» Work to be completed
Your task is to print the material below exactly as presented.

[START]

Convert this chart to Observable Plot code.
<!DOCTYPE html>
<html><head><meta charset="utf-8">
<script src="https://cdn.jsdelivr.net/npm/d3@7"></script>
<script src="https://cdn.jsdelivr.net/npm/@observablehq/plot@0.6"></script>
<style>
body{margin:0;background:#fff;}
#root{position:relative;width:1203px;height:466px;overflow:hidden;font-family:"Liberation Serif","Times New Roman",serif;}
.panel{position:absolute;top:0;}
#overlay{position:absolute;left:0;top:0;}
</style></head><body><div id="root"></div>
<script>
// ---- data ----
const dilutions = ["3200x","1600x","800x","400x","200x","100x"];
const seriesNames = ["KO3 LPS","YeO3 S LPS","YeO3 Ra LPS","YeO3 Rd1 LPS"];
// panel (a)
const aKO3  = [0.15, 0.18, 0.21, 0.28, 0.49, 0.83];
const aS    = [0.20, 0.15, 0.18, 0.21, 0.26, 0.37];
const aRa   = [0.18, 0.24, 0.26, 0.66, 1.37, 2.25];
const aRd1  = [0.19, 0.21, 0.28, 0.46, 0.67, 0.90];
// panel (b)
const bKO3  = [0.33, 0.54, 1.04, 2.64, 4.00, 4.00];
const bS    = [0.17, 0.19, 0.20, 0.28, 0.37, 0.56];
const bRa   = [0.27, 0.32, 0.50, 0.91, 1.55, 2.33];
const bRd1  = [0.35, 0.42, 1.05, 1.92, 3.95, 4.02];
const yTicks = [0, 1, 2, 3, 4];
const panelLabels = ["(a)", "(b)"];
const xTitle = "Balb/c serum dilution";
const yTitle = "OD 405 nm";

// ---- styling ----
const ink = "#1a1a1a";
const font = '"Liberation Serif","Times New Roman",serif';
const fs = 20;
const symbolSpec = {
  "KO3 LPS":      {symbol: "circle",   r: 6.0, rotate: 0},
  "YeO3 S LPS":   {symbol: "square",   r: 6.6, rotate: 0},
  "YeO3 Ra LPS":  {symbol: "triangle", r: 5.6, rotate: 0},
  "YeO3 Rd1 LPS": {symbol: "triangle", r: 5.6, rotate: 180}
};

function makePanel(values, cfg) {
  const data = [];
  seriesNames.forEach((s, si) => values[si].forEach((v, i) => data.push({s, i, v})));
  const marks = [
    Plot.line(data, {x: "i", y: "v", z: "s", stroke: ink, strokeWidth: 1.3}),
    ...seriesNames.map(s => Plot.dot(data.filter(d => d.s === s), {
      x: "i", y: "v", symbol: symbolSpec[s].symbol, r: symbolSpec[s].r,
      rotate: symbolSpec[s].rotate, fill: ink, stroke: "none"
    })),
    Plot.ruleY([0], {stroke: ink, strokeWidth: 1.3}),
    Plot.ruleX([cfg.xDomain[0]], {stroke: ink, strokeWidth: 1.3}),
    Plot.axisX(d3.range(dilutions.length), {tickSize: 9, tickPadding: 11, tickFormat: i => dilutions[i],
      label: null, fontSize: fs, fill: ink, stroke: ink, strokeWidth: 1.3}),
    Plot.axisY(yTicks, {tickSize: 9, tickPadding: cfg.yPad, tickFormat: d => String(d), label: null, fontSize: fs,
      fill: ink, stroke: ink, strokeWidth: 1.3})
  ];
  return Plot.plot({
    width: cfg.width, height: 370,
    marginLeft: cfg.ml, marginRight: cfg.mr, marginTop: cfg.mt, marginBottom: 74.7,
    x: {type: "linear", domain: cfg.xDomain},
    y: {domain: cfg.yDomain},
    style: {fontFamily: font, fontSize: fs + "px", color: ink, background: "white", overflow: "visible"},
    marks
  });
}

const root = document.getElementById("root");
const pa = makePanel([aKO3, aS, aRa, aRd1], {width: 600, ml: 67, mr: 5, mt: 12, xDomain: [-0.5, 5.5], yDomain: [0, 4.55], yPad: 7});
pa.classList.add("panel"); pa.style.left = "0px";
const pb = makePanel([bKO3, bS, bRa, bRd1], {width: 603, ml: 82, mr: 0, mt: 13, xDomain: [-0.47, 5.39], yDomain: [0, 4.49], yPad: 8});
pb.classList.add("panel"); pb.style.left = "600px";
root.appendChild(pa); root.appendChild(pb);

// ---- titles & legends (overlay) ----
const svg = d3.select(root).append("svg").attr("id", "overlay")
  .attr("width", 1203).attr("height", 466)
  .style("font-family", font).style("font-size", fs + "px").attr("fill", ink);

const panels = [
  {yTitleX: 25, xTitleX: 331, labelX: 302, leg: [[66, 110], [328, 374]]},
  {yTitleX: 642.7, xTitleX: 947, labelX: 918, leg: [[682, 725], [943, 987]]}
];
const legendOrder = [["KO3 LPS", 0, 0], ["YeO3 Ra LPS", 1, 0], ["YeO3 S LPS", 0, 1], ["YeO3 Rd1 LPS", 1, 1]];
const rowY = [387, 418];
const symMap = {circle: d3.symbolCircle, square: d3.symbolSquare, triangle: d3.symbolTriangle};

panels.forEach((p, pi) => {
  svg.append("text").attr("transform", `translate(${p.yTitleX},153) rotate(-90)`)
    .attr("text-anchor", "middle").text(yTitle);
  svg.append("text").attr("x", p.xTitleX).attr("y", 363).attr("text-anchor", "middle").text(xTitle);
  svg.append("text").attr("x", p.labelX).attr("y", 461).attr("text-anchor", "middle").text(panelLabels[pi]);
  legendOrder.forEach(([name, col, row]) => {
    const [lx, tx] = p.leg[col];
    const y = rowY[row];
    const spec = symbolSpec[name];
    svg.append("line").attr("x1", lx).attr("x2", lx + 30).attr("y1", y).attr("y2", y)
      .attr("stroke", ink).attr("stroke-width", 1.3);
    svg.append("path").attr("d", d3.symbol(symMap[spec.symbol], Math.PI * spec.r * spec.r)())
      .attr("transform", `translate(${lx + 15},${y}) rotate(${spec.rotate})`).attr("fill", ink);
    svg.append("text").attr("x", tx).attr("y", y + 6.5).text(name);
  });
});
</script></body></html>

[END]

» Response to this task
Convert this chart to Observable Plot code.
<!DOCTYPE html>
<html><head><meta charset="utf-8">
<script src="https://cdn.jsdelivr.net/npm/d3@7"></script>
<script src="https://cdn.jsdelivr.net/npm/@observablehq/plot@0.6"></script>
<style>
body{margin:0;background:#fff;}
#root{position:relative;width:1203px;height:466px;overflow:hidden;font-family:"Liberation Serif","Times New Roman",serif;}
.panel{position:absolute;top:0;}
#overlay{position:absolute;left:0;top:0;}
</style></head><body><div id="root"></div>
<script>
// ---- data ----
const dilutions = ["3200x","1600x","800x","400x","200x","100x"];
const seriesNames = ["KO3 LPS","YeO3 S LPS","YeO3 Ra LPS","YeO3 Rd1 LPS"];
// panel (a)
const aKO3  = [0.15, 0.18, 0.21, 0.28, 0.49, 0.83];
const aS    = [0.20, 0.15, 0.18, 0.21, 0.26, 0.37];
const aRa   = [0.18, 0.24, 0.26, 0.66, 1.37, 2.25];
const aRd1  = [0.19, 0.21, 0.28, 0.46, 0.67, 0.90];
// panel (b)
const bKO3  = [0.33, 0.54, 1.04, 2.64, 4.00, 4.00];
const bS    = [0.17, 0.19, 0.20, 0.28, 0.37, 0.56];
const bRa   = [0.27, 0.32, 0.50, 0.91, 1.55, 2.33];
const bRd1  = [0.35, 0.42, 1.05, 1.92, 3.95, 4.02];
const yTicks = [0, 1, 2, 3, 4];
const panelLabels = ["(a)", "(b)"];
const xTitle = "Balb/c serum dilution";
const yTitle = "OD 405 nm";

// ---- styling ----
const ink = "#1a1a1a";
const font = '"Liberation Serif","Times New Roman",serif';
const fs = 20;
const symbolSpec = {
  "KO3 LPS":      {symbol: "circle",   r: 6.0, rotate: 0},
  "YeO3 S LPS":   {symbol: "square",   r: 6.6, rotate: 0},
  "YeO3 Ra LPS":  {symbol: "triangle", r: 5.6, rotate: 0},
  "YeO3 Rd1 LPS": {symbol: "triangle", r: 5.6, rotate: 180}
};

function makePanel(values, cfg) {
  const data = [];
  seriesNames.forEach((s, si) => values[si].forEach((v, i) => data.push({s, i, v})));
  const marks = [
    Plot.line(data, {x: "i", y: "v", z: "s", stroke: ink, strokeWidth: 1.3}),
    ...seriesNames.map(s => Plot.dot(data.filter(d => d.s === s), {
      x: "i", y: "v", symbol: symbolSpec[s].symbol, r: symbolSpec[s].r,
      rotate: symbolSpec[s].rotate, fill: ink, stroke: "none"
    })),
    Plot.ruleY([0], {stroke: ink, strokeWidth: 1.3}),
    Plot.ruleX([cfg.xDomain[0]], {stroke: ink, strokeWidth: 1.3}),
    Plot.axisX(d3.range(dilutions.length), {tickSize: 9, tickPadding: 11, tickFormat: i => dilutions[i],
      label: null, fontSize: fs, fill: ink, stroke: ink, strokeWidth: 1.3}),
    Plot.axisY(yTicks, {tickSize: 9, tickPadding: cfg.yPad, tickFormat: d => String(d), label: null, fontSize: fs,
      fill: ink, stroke: ink, strokeWidth: 1.3})
  ];
  return Plot.plot({
    width: cfg.width, height: 370,
    marginLeft: cfg.ml, marginRight: cfg.mr, marginTop: cfg.mt, marginBottom: 74.7,
    x: {type: "linear", domain: cfg.xDomain},
    y: {domain: cfg.yDomain},
    style: {fontFamily: font, fontSize: fs + "px", color: ink, background: "white", overflow: "visible"},
    marks
  });
}

const root = document.getElementById("root");
const pa = makePanel([aKO3, aS, aRa, aRd1], {width: 600, ml: 67, mr: 5, mt: 12, xDomain: [-0.5, 5.5], yDomain: [0, 4.55], yPad: 7});
pa.classList.add("panel"); pa.style.left = "0px";
const pb = makePanel([bKO3, bS, bRa, bRd1], {width: 603, ml: 82, mr: 0, mt: 13, xDomain: [-0.47, 5.39], yDomain: [0, 4.49], yPad: 8});
pb.classList.add("panel"); pb.style.left = "600px";
root.appendChild(pa); root.appendChild(pb);

// ---- titles & legends (overlay) ----
const svg = d3.select(root).append("svg").attr("id", "overlay")
  .attr("width", 1203).attr("height", 466)
  .style("font-family", font).style("font-size", fs + "px").attr("fill", ink);

const panels = [
  {yTitleX: 25, xTitleX: 331, labelX: 302, leg: [[66, 110], [328, 374]]},
  {yTitleX: 642.7, xTitleX: 947, labelX: 918, leg: [[682, 725], [943, 987]]}
];
const legendOrder = [["KO3 LPS", 0, 0], ["YeO3 Ra LPS", 1, 0], ["YeO3 S LPS", 0, 1], ["YeO3 Rd1 LPS", 1, 1]];
const rowY = [387, 418];
const symMap = {circle: d3.symbolCircle, square: d3.symbolSquare, triangle: d3.symbolTriangle};

panels.forEach((p, pi) => {
  svg.append("text").attr("transform", `translate(${p.yTitleX},153) rotate(-90)`)
    .attr("text-anchor", "middle").text(yTitle);
  svg.append("text").attr("x", p.xTitleX).attr("y", 363).attr("text-anchor", "middle").text(xTitle);
  svg.append("text").attr("x", p.labelX).attr("y", 461).attr("text-anchor", "middle").text(panelLabels[pi]);
  legendOrder.forEach(([name, col, row]) => {
    const [lx, tx] = p.leg[col];
    const y = rowY[row];
    const spec = symbolSpec[name];
    svg.append("line").attr("x1", lx).attr("x2", lx + 30).attr("y1", y).attr("y2", y)
      .attr("stroke", ink).attr("stroke-width", 1.3);
    svg.append("path").attr("d", d3.symbol(symMap[spec.symbol], Math.PI * spec.r * spec.r)())
      .attr("transform", `translate(${lx + 15},${y}) rotate(${spec.rotate})`).attr("fill", ink);
    svg.append("text").attr("x", tx).attr("y", y + 6.5).text(name);
  });
});
</script></body></html>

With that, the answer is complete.